Number of ways to arrange these people $= 10 \times 3! \times \dfrac{{5!}}{{\left( {5 - 1} \right)! \times 1!}} \times \dfrac{{5!}}{{\left( {5 - 1} \right)! \times 1!}} \times \dfrac{{5!}}{{\left( {5 - 3} \right)! \times 3!}} \times 3!$
On simplifying the terms, we get
Number of ways to arrange these people $= 10 \times 3! \times \dfrac{{5!}}{{4! \times 1!}} \times \dfrac{{5!}}{{4! \times 1!}} \times \dfrac{{5!}}{{2! \times 3!}} \times 3!$
On finding the value of factorials, we get
Number of ways to arrange these people $= 10 \times 3 \times 2 \times 1 \times \dfrac{{5 \times 4 \times 3 \times 2 \times 1}}{{4 \times 3 \times 2 \times 1}} \times \dfrac{{5 \times 4 \times 3 \times 2 \times 1}}{{4 \times 3 \times 2 \times 1}} \times \dfrac{{5 \times 4 \times 3 \times 2 \times 1}}{{3 \times 2 \times 1 \times 2}} \times 3 \times 2$
On further simplification, we get
Number of ways to arrange these people $= 10 \times 3 \times 2 \times 5 \times 5 \times 5 \times 2 \times 3 \times 2$
On multiplying the numbers, we get
Number of ways to arrange these people $= 90,000$

Hence, the total number of ways to arrange people in three rooms $= 1,80,000 + 90,000 = 2,70,000$

Note:
Here we have calculated that factorial.

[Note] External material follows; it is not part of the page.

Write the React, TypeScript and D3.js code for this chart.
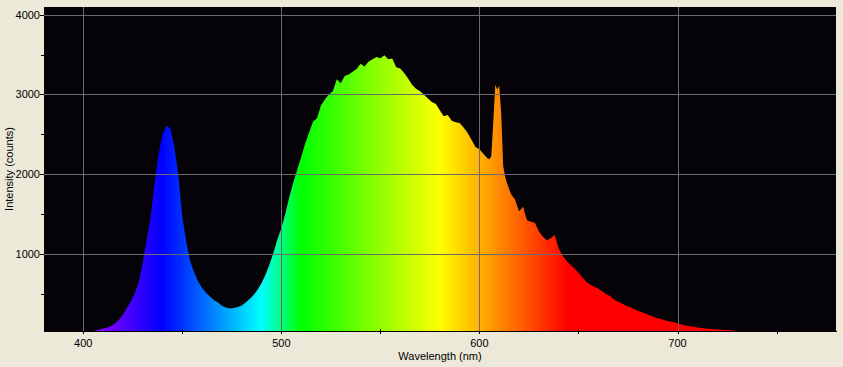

So, we need to keep in mind following properties of factorial:

Factorial of any positive integer can be defined as the multiplication of all the positive integers less than or equal to the given positive integers.
Factorial of zero is one.
Factorials are generally used in permutations and combinations problems.
Factorials of negative integers are not defined.